<<<<

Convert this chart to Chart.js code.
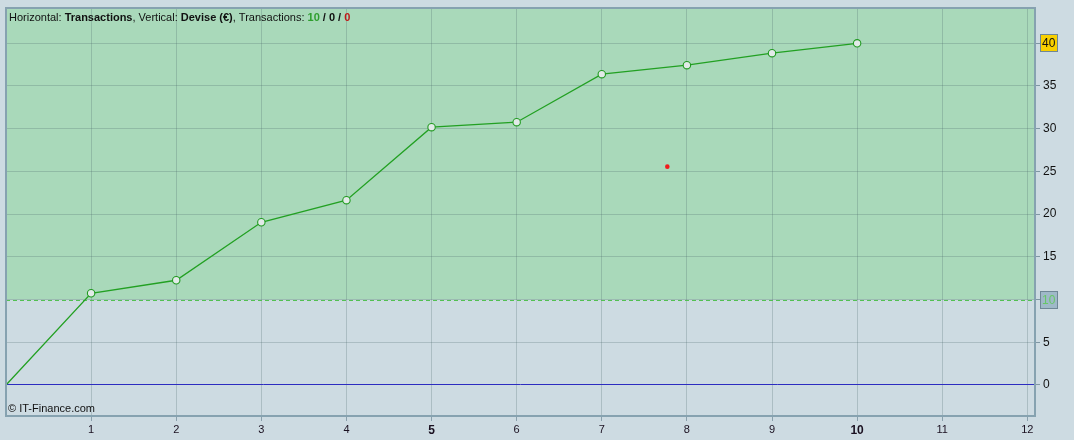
<!DOCTYPE html>
<html>
<head>
<meta charset="utf-8">
<script src="https://cdn.jsdelivr.net/npm/chart.js@4/dist/chart.umd.min.js"></script>
<style>
  body { margin: 0; background: #cddbe2; }
  canvas { display: block; }
</style>
</head>
<body>
<canvas id="Equity" width="1074" height="440"></canvas>
<script>
// transactions (x) and cumulative currency (y)
const Transactions = [0, 1, 2, 3, 4, 5, 6, 7, 8, 9, 10];
const Devise = [0, 10.74, 12.26, 19.05, 21.63, 30.18, 30.76, 36.38, 37.44, 38.84, 40.0];
const MarkerX = [7.77];
const MarkerY = [25.56];
const XTicks = [1, 2, 3, 4, 5, 6, 7, 8, 9, 10, 11, 12];
const YTicks = [0, 5, 10, 15, 20, 25, 30, 35, 40];
const Threshold = 10;
const LastValue = 40;

const font = "'Liberation Sans', Arial, sans-serif";

const bgPlugin = {
  id: "bgPlugin",
  beforeDraw(chart) {
    const c = chart.ctx, a = chart.chartArea, y = chart.scales.y;
    c.save();
    c.fillStyle = "#cddbe2";
    c.fillRect(0, 0, chart.width, chart.height);
    const yt = y.getPixelForValue(Threshold);
    c.fillStyle = "#a9d9ba";
    c.fillRect(a.left, a.top, a.right - a.left, yt - a.top);
    c.restore();
  },
  beforeDatasetsDraw(chart) {
    const c = chart.ctx, a = chart.chartArea, y = chart.scales.y;
    const yt = Math.round(y.getPixelForValue(Threshold)) + 0.5;
    c.save();
    c.strokeStyle = "#52c052";
    c.lineWidth = 1;
    c.setLineDash([4, 3]);
    c.beginPath();
    c.moveTo(a.left, yt);
    c.lineTo(a.right, yt);
    c.stroke();
    c.restore();
  },
  afterDraw(chart) {
    const c = chart.ctx, a = chart.chartArea, y = chart.scales.y;
    c.save();
    // frame
    c.strokeStyle = "#86a2b0";
    c.lineWidth = 2;
    c.strokeRect(a.left, a.top, a.right - a.left, a.bottom - a.top);

    // header text
    const parts = [
      ["Horizontal: ", "normal", "#111"],
      ["Transactions", "bold", "#111"],
      [", Vertical: ", "normal", "#111"],
      ["Devise (€)", "bold", "#111"],
      [", Transactions: ", "normal", "#111"],
      ["10", "bold", "#2e9e2e"],
      [" / ", "bold", "#111"],
      ["0", "bold", "#111"],
      [" / ", "bold", "#111"],
      ["0", "bold", "#c01818"]
    ];
    let x = a.left + 3;
    c.textBaseline = "alphabetic";
    parts.forEach(p => {
      c.font = p[1] + " 11px " + font;
      c.fillStyle = p[2];
      c.fillText(p[0], x, a.top + 13);
      x += c.measureText(p[0]).width;
    });
    c.font = "11px " + font;
    c.fillStyle = "#111";
    c.fillText("© IT-Finance.com", a.left + 2, a.bottom - 4);

    // boxed labels on the right axis
    [[LastValue, "#f8d000", "#111"], [Threshold, "#9fb9c8", "#66c866"]].forEach(b => {
      const py = Math.round(y.getPixelForValue(b[0]));
      c.fillStyle = b[1];
      c.fillRect(1040.5, py - 8.5, 17, 17);
      c.strokeStyle = "#6f8796";
      c.lineWidth = 1;
      c.strokeRect(1040.5, py - 8.5, 17, 17);
      c.fillStyle = b[2];
      c.font = "12px " + font;
      c.textBaseline = "middle";
      c.textAlign = "left";
      c.fillText(String(b[0]), 1042, py + 1);
    });
    c.restore();
  }
};

const ctx = document.getElementById("Equity").getContext("2d");
const Equity = new Chart(ctx, {
  type: "scatter",
  data: {
    datasets: [
      {
        label: "Devise",
        data: Transactions.map((t, i) => ({ x: t, y: Devise[i] })),
        showLine: true,
        borderColor: "#22a022",
        borderWidth: 1.3,
        backgroundColor: "#e2eae8",
        pointBorderColor: "#1f9a1f",
        pointBorderWidth: 1.1,
        pointRadius: c => (c.dataIndex === 0 ? 0 : 3.7),
        tension: 0
      },
      {
        label: "Marker",
        data: MarkerX.map((t, i) => ({ x: t, y: MarkerY[i] })),
        backgroundColor: "#f01c1c",
        borderWidth: 0,
        pointRadius: 2.3
      }
    ]
  },
  options: {
    responsive: false,
    animation: false,
    layout: { padding: { left: 6, top: 8, right: 0, bottom: 0 } },
    plugins: { legend: { display: false }, tooltip: { enabled: false } },
    scales: {
      x: {
        type: "linear",
        min: 0,
        max: 12.09,
        afterBuildTicks: s => { s.ticks = XTicks.map(v => ({ value: v })); },
        afterFit: s => { s.height = 24; s.paddingLeft = 0; s.paddingRight = 0; },
        border: { display: false },
        grid: { color: "rgba(70,100,105,0.25)", tickColor: "#8aa0ac", tickLength: 5 },
        ticks: {
          padding: 2,
          color: "#1a1020",
          font: c => (c.tick && c.tick.value % 5 === 0)
            ? { family: font, size: 12, weight: "bold" }
            : { family: font, size: 11 }
        }
      },
      y: {
        position: "right",
        min: -3.63,
        max: 44.13,
        afterBuildTicks: s => { s.ticks = YTicks.map(v => ({ value: v })); },
        afterFit: s => { s.width = 39; s.paddingTop = 0; s.paddingBottom = 0; },
        border: { display: false },
        grid: {
          color: c => (c.tick && c.tick.value === 0) ? "#2c2cc0" : "rgba(70,100,105,0.25)",
          tickColor: "#7f96a3",
          tickLength: 5
        },
        ticks: {
          padding: 3,
          color: "#111",
          font: { family: font, size: 12 }
        }
      }
    }
  },
  plugins: [bgPlugin]
});
</script>
</body>
</html>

>>>>

GOAL:
Reproduce the material word for word. Any pictures should be left out of the copy.

RESULT:
Convert this chart to Chart.js code.
<!DOCTYPE html>
<html>
<head>
<meta charset="utf-8">
<script src="https://cdn.jsdelivr.net/npm/chart.js@4/dist/chart.umd.min.js"></script>
<style>
  body { margin: 0; background: #cddbe2; }
  canvas { display: block; }
</style>
</head>
<body>
<canvas id="Equity" width="1074" height="440"></canvas>
<script>
// transactions (x) and cumulative currency (y)
const Transactions = [0, 1, 2, 3, 4, 5, 6, 7, 8, 9, 10];
const Devise = [0, 10.74, 12.26, 19.05, 21.63, 30.18, 30.76, 36.38, 37.44, 38.84, 40.0];
const MarkerX = [7.77];
const MarkerY = [25.56];
const XTicks = [1, 2, 3, 4, 5, 6, 7, 8, 9, 10, 11, 12];
const YTicks = [0, 5, 10, 15, 20, 25, 30, 35, 40];
const Threshold = 10;
const LastValue = 40;

const font = "'Liberation Sans', Arial, sans-serif";

const bgPlugin = {
  id: "bgPlugin",
  beforeDraw(chart) {
    const c = chart.ctx, a = chart.chartArea, y = chart.scales.y;
    c.save();
    c.fillStyle = "#cddbe2";
    c.fillRect(0, 0, chart.width, chart.height);
    const yt = y.getPixelForValue(Threshold);
    c.fillStyle = "#a9d9ba";
    c.fillRect(a.left, a.top, a.right - a.left, yt - a.top);
    c.restore();
  },
  beforeDatasetsDraw(chart) {
    const c = chart.ctx, a = chart.chartArea, y = chart.scales.y;
    const yt = Math.round(y.getPixelForValue(Threshold)) + 0.5;
    c.save();
    c.strokeStyle = "#52c052";
    c.lineWidth = 1;
    c.setLineDash([4, 3]);
    c.beginPath();
    c.moveTo(a.left, yt);
    c.lineTo(a.right, yt);
    c.stroke();
    c.restore();
  },
  afterDraw(chart) {
    const c = chart.ctx, a = chart.chartArea, y = chart.scales.y;
    c.save();
    // frame
    c.strokeStyle = "#86a2b0";
    c.lineWidth = 2;
    c.strokeRect(a.left, a.top, a.right - a.left, a.bottom - a.top);

    // header text
    const parts = [
      ["Horizontal: ", "normal", "#111"],
      ["Transactions", "bold", "#111"],
      [", Vertical: ", "normal", "#111"],
      ["Devise (€)", "bold", "#111"],
      [", Transactions: ", "normal", "#111"],
      ["10", "bold", "#2e9e2e"],
      [" / ", "bold", "#111"],
      ["0", "bold", "#111"],
      [" / ", "bold", "#111"],
      ["0", "bold", "#c01818"]
    ];
    let x = a.left + 3;
    c.textBaseline = "alphabetic";
    parts.forEach(p => {
      c.font = p[1] + " 11px " + font;
      c.fillStyle = p[2];
      c.fillText(p[0], x, a.top + 13);
      x += c.measureText(p[0]).width;
    });
    c.font = "11px " + font;
    c.fillStyle = "#111";
    c.fillText("© IT-Finance.com", a.left + 2, a.bottom - 4);

    // boxed labels on the right axis
    [[LastValue, "#f8d000", "#111"], [Threshold, "#9fb9c8", "#66c866"]].forEach(b => {
      const py = Math.round(y.getPixelForValue(b[0]));
      c.fillStyle = b[1];
      c.fillRect(1040.5, py - 8.5, 17, 17);
      c.strokeStyle = "#6f8796";
      c.lineWidth = 1;
      c.strokeRect(1040.5, py - 8.5, 17, 17);
      c.fillStyle = b[2];
      c.font = "12px " + font;
      c.textBaseline = "middle";
      c.textAlign = "left";
      c.fillText(String(b[0]), 1042, py + 1);
    });
    c.restore();
  }
};

const ctx = document.getElementById("Equity").getContext("2d");
const Equity = new Chart(ctx, {
  type: "scatter",
  data: {
    datasets: [
      {
        label: "Devise",
        data: Transactions.map((t, i) => ({ x: t, y: Devise[i] })),
        showLine: true,
        borderColor: "#22a022",
        borderWidth: 1.3,
        backgroundColor: "#e2eae8",
        pointBorderColor: "#1f9a1f",
        pointBorderWidth: 1.1,
        pointRadius: c => (c.dataIndex === 0 ? 0 : 3.7),
        tension: 0
      },
      {
        label: "Marker",
        data: MarkerX.map((t, i) => ({ x: t, y: MarkerY[i] })),
        backgroundColor: "#f01c1c",
        borderWidth: 0,
        pointRadius: 2.3
      }
    ]
  },
  options: {
    responsive: false,
    animation: false,
    layout: { padding: { left: 6, top: 8, right: 0, bottom: 0 } },
    plugins: { legend: { display: false }, tooltip: { enabled: false } },
    scales: {
      x: {
        type: "linear",
        min: 0,
        max: 12.09,
        afterBuildTicks: s => { s.ticks = XTicks.map(v => ({ value: v })); },
        afterFit: s => { s.height = 24; s.paddingLeft = 0; s.paddingRight = 0; },
        border: { display: false },
        grid: { color: "rgba(70,100,105,0.25)", tickColor: "#8aa0ac", tickLength: 5 },
        ticks: {
          padding: 2,
          color: "#1a1020",
          font: c => (c.tick && c.tick.value % 5 === 0)
            ? { family: font, size: 12, weight: "bold" }
            : { family: font, size: 11 }
        }
      },
      y: {
        position: "right",
        min: -3.63,
        max: 44.13,
        afterBuildTicks: s => { s.ticks = YTicks.map(v => ({ value: v })); },
        afterFit: s => { s.width = 39; s.paddingTop = 0; s.paddingBottom = 0; },
        border: { display: false },
        grid: {
          color: c => (c.tick && c.tick.value === 0) ? "#2c2cc0" : "rgba(70,100,105,0.25)",
          tickColor: "#7f96a3",
          tickLength: 5
        },
        ticks: {
          padding: 3,
          color: "#111",
          font: { family: font, size: 12 }
        }
      }
    }
  },
  plugins: [bgPlugin]
});
</script>
</body>
</html>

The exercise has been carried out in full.